* [Job]:
Where a line below holds the string "with", copy that line.

* [Supplied information]:

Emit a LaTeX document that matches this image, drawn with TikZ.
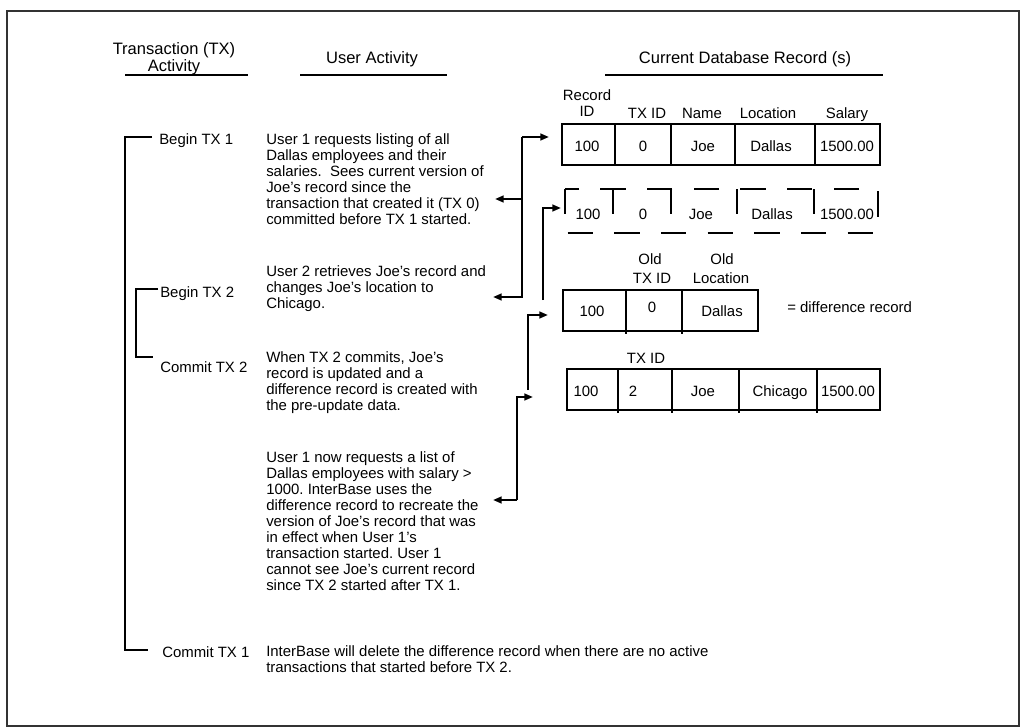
\documentclass[tikz,border=0pt]{standalone}
\usepackage{fontspec}
\setmainfont{Liberation Sans}
\usetikzlibrary{arrows.meta}
\frenchspacing
\begin{document}
\begin{tikzpicture}[x=0.75pt,y=-0.75pt,line join=miter,font=\fontsize{11.2}{12}\selectfont,
  txt/.style={anchor=north west,inner sep=0pt,align=left},
  lbl/.style={anchor=west,inner sep=0pt,text height=8pt,text depth=0pt},
  cell/.style={inner sep=0pt,text height=8pt,text depth=0pt},
  hd/.style={inner sep=0pt,align=center,font=\fontsize{12.4}{13}\selectfont},
  bar/.style={line width=2pt},
  rec/.style={line width=1.7pt},
  ghost/.style={line width=1.7pt,dash pattern=on 19pt off 16pt},
  ptr/.style={line width=1.8pt,-{Triangle[length=6.5pt,width=5pt]}}]
  \useasboundingbox (0,0) rectangle (1022,728);
  \draw[line width=0.8pt,black!80] (7,11) rectangle (1019,726);

  \node[hd] (htx) at (174,59) {Transaction (TX)\\Activity};
  \node[hd] (hua) at (372,59) {User Activity};
  \node[hd] (hdb) at (745,59) {Current Database Record (s)};
  \draw[bar] (125,75) -- (248,75);
  \draw[bar] (300,75) -- (447,75);
  \draw[bar] (605,75) -- (883,75);

  \draw[bar] (152,137) -- (125,137) -- (125,650) -- (148,650);
  \draw[bar] (158,289) -- (136,289) -- (136,357) -- (153,357);
  \node[lbl] (b1) at (159,139) {Begin TX 1};
  \node[lbl] (b2) at (160,292) {Begin TX 2};
  \node[lbl] (c2) at (160,367) {Commit TX 2};
  \node[lbl] (c1) at (162,652) {Commit TX 1};

  \node[txt] (u1) at (266,133) {User 1 requests listing of all\\Dallas employees and their\\salaries.\ \ Sees current version of\\Joe's record since the\\transaction that created it (TX 0)\\committed before TX 1 started.};
  \node[txt] (u2) at (266,265) {User 2 retrieves Joe's record and\\changes Joe's location to\\Chicago.};
  \node[txt] (u3) at (266,351) {When TX 2 commits, Joe's\\record is updated and a\\difference record is created with\\the pre-update data.};
  \node[txt] (u4) at (266,451) {User 1 now requests a list of\\Dallas employees with salary >\\1000. InterBase uses the\\difference record to recreate the\\version of Joe's record that was\\in effect when User 1's\\transaction started. User 1\\cannot see Joe's current record\\since TX 2 started after TX 1.};
  \node[txt] (u5) at (266,645) {InterBase will delete the difference record when there are no active\\transactions that started before TX 2.};

  \node[inner sep=0pt,align=center,font=\fontsize{11.2}{12.5}\selectfont] (r1a) at (587,103) {Record\\ID};
  \node[cell] (r1c) at (647,113) {TX ID};
  \node[cell] (r1d) at (702,113) {Name};
  \node[cell] (r1e) at (768,113) {Location};
  \node[cell] (r1f) at (847,113) {Salary};
  \draw[rec] (562,124) rectangle (880,165);
  \draw[rec] (615,124) -- (615,165) (671,124) -- (671,165) (735,124) -- (735,165) (815,124) -- (815,165);
  \node[cell] (v1a) at (587,146) {100};
  \node[cell] (v1b) at (643,146) {0};
  \node[cell] (v1c) at (703,146) {Joe};
  \node[cell] (v1d) at (771,146) {Dallas};
  \node[cell] (v1e) at (847,146) {1500.00};

  \draw[ghost] (565,189) rectangle (878,233);
  \draw[ghost] (613,189) -- (613,233) (671,189) -- (671,233) (737,189) -- (737,233) (814,189) -- (814,233);
  \node[cell] (v2a) at (588,214) {100};
  \node[cell] (v2b) at (643,214) {0};
  \node[cell] (v2c) at (701,214) {Joe};
  \node[cell] (v2d) at (772,214) {Dallas};
  \node[cell] (v2e) at (847,214) {1500.00};

  \node[cell] (d1a) at (650,259) {Old};
  \node[cell] (d1b) at (652,278) {TX ID};
  \node[cell] (d1c) at (722,259) {Old};
  \node[cell] (d1d) at (721,278) {Location};
  \draw[rec] (563,290) rectangle (758,331);
  \draw[rec] (626,290) -- (626,334) (682,290) -- (682,334);
  \node[cell] (v3a) at (592,311) {100};
  \node[cell] (v3b) at (652,307) {0};
  \node[cell] (v3c) at (722,311) {Dallas};
  \node[lbl] (diff) at (787,307) {= difference record};

  \node[cell] (n1a) at (646,358) {TX ID};
  \draw[rec] (567,369) rectangle (880,410);
  \draw[rec] (618,369) -- (618,413) (672,369) -- (672,413) (739,369) -- (739,413) (817,369) -- (817,413);
  \node[cell] (v4a) at (586,391) {100};
  \node[cell] (v4b) at (633,391) {2};
  \node[cell] (v4c) at (703,391) {Joe};
  \node[cell] (v4d) at (780,391) {Chicago};
  \node[cell] (v4e) at (848,391) {1500.00};

  \coordinate (s1) at (522,137);
  \coordinate (s2) at (522,199);
  \coordinate (s3) at (522,297);
  \draw[ptr] (s1) -- (549,137);
  \draw[ptr] (s2) -- (495,199);
  \draw[ptr] (s1) -- (s3) -- (493,297);
  \coordinate (t1) at (543,300);
  \draw[ptr] (t1) -- (543,208) -- (561,208);
  \coordinate (t2) at (528,390);
  \draw[ptr] (t2) -- (528,315) -- (548,315);
  \coordinate (t3) at (517,500);
  \draw[ptr] (t3) -- (517,397) -- (533,397);
  \draw[ptr] (t3) -- (493,500);
\end{tikzpicture}
\end{document}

* [Result of the exercise]:
Emit a LaTeX document that matches this image, drawn with TikZ.
  \node[txt] (u3) at (266,351) {When TX 2 commits, Joe's\\record is updated and a\\difference record is created with\\the pre-update data.};
  \node[txt] (u4) at (266,451) {User 1 now requests a list of\\Dallas employees with salary >\\1000. InterBase uses the\\difference record to recreate the\\version of Joe's record that was\\in effect when User 1's\\transaction started. User 1\\cannot see Joe's current record\\since TX 2 started after TX 1.};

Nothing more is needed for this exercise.